The Wichita School District hired Superintendent Alicia Thompson five months ago, and last week, the board awarded her a $14,520 salary bump.

In addition to her base salary, Thompson also receives a $9,360 annually–paid monthly– for a car allowance; she receives a mileage allowance, $525 per month for incidental expenses, and an annual contribution of $25,000 to her retirement. In total, Thompson’s compensation package is $297,460 per year.

The Wichita School District will spend almost 10 percent, or 9.56 percent, of its funding on administration this year. Last year, the district spent about 8.89 percent of its budget on administrators.

The percentage of the budget directed to instruction, or classroom spending, will also increase compared to last year. In 2016, Wichita officials directed only 46.3 percent of the budget to the classroom. This year, they’re set to spend about $6,685 per pupil in the classroom, or about 50.44 percent of the budget.

In October, the school officials authorized Thompson to create a new position and hire a deputy superintendent. The district’s administration also includes four assistant superintendents, with salaries ranging from $128,000 to $150,000, as well as a director of equity, chief counsel, a division director of facilities and one of operations, a chief information officer, an executive director of public affairs and a division director of marketing and communications.

Steve Wentz, the president of the United Teachers of Wichita, called the hiring of a deputy superintedent “unconscionable, inconceivable, and completely unacceptable.”

“The district is hemorrhaging teachers and the response is to hire another doctor to give a second opinion?” said.

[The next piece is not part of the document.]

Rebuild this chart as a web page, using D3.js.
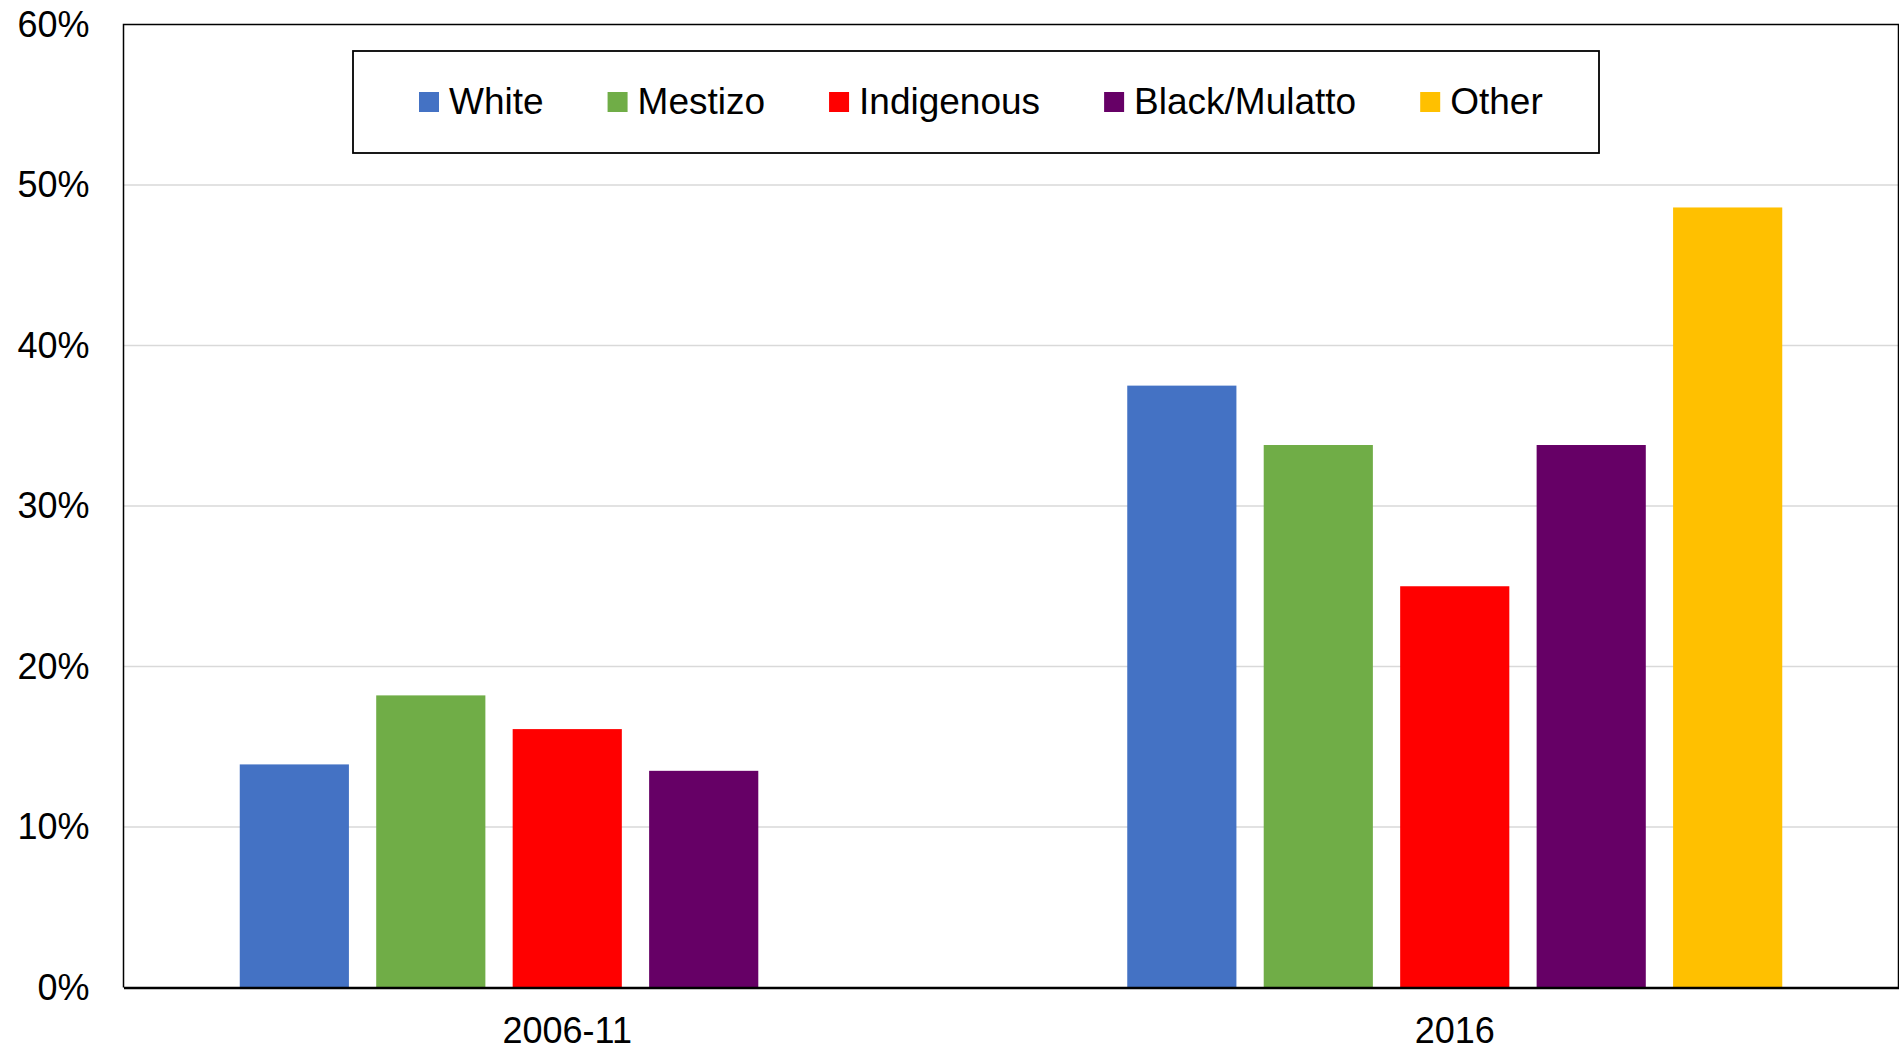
<!DOCTYPE html>
<html>
<head>
<meta charset="utf-8">
<script src="https://cdn.jsdelivr.net/npm/d3@7"></script>
<style>
  html, body { margin: 0; padding: 0; background: #fff; }
  svg { display: block; font-family: "Liberation Sans", Arial, sans-serif; }
</style>
</head>
<body>
<svg id="chart" width="1899" height="1051"></svg>
<script>
const categories = ["2006-11", "2016"];
const seriesNames = ["White", "Mestizo", "Indigenous", "Black/Mulatto", "Other"];
const seriesColors = ["#4472C4", "#70AD47", "#FF0000", "#660066", "#FFC000"];
const white = [13.9, 37.5];
const mestizo = [18.2, 33.8];
const indigenous = [16.1, 25.0];
const blackMulatto = [13.5, 33.8];
const other = [null, 48.6];
const yTicks = [0, 10, 20, 30, 40, 50, 60];

const seriesValues = [white, mestizo, indigenous, blackMulatto, other];

const svg = d3.select("#chart");
const W = 1899, H = 1051;
const m = { left: 123.5, right: 0.5, top: 24.5, bottom: 63.5 };
const plotL = m.left, plotR = W - m.right, plotT = m.top, plotB = H - m.bottom;

const x0 = d3.scaleBand().domain(categories).range([plotL, plotR]).padding(0);
const groupW = 655;
const x1 = d3.scaleBand().domain(seriesNames).range([0, groupW]).paddingInner(0.2).paddingOuter(0);
const y = d3.scaleLinear().domain([0, 60]).range([plotB, plotT]);

// gridlines
svg.append("g")
  .selectAll("line")
  .data(yTicks.filter(t => t > 0 && t < 60))
  .join("line")
  .attr("x1", plotL).attr("x2", plotR)
  .attr("y1", d => y(d)).attr("y2", d => y(d))
  .attr("stroke", "#d9d9d9").attr("stroke-width", 1.5);

// bars
const rows = [];
categories.forEach((c, ci) => {
  seriesNames.forEach((s, si) => {
    const v = seriesValues[si][ci];
    if (v != null) rows.push({ c, s, v, color: seriesColors[si] });
  });
});
svg.append("g")
  .selectAll("rect")
  .data(rows)
  .join("rect")
  .attr("x", d => x0(d.c) + (x0.bandwidth() - groupW) / 2 + x1(d.s))
  .attr("width", x1.bandwidth())
  .attr("y", d => y(d.v))
  .attr("height", d => y(0) - y(d.v))
  .attr("fill", d => d.color);

// plot frame (left, top, right)
svg.append("path")
  .attr("d", `M${plotL},${plotB} L${plotL},${plotT} L${plotR},${plotT} L${plotR},${plotB}`)
  .attr("fill", "none").attr("stroke", "#000").attr("stroke-width", 1.5);

// y axis labels
const yAxis = d3.axisLeft(y).tickValues(yTicks).tickFormat(d => d + "%").tickSize(0).tickPadding(34);
const gy = svg.append("g").attr("transform", `translate(${plotL},0)`).call(yAxis);
gy.select(".domain").remove();
gy.selectAll("text").attr("font-size", 36).attr("fill", "#000")
  .attr("font-family", "Liberation Sans, Arial, sans-serif");

// x axis
const xAxis = d3.axisBottom(x0).tickSize(0).tickPadding(30);
const gx = svg.append("g").attr("transform", `translate(0,${plotB})`).call(xAxis);
gx.select(".domain").attr("stroke", "#000").attr("stroke-width", 2.5);
gx.selectAll("text").attr("font-size", 36).attr("fill", "#000")
  .attr("font-family", "Liberation Sans, Arial, sans-serif");

// legend
const leg = svg.append("g");
leg.append("rect")
  .attr("x", 353).attr("y", 51).attr("width", 1246).attr("height", 102)
  .attr("fill", "#fff").attr("stroke", "#000").attr("stroke-width", 1.8);
let lx = 419;
seriesNames.forEach((s, i) => {
  leg.append("rect").attr("x", lx).attr("y", 92).attr("width", 20).attr("height", 20)
    .attr("fill", seriesColors[i]);
  const t = leg.append("text").attr("x", lx + 30).attr("y", 113.5)
    .attr("font-size", 37).attr("fill", "#000").text(s);
  lx += 30 + t.node().getComputedTextLength() + 64;
});
</script>
</body>
</html>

USD 259 is one of the plaintiffs in an ongoing school financing lawsuit. The district alleged back in 2010 that legislature was underfunding public schools. In response, lawmakers added $293 million more in funding this year, but the Kansas Supreme Court ruled the funding mechanism unconstitutional. Justices wrote that current funding is inadequate and inequitable. They gave lawmakers an April 2018 deadline to submit a new funding formula to the Court.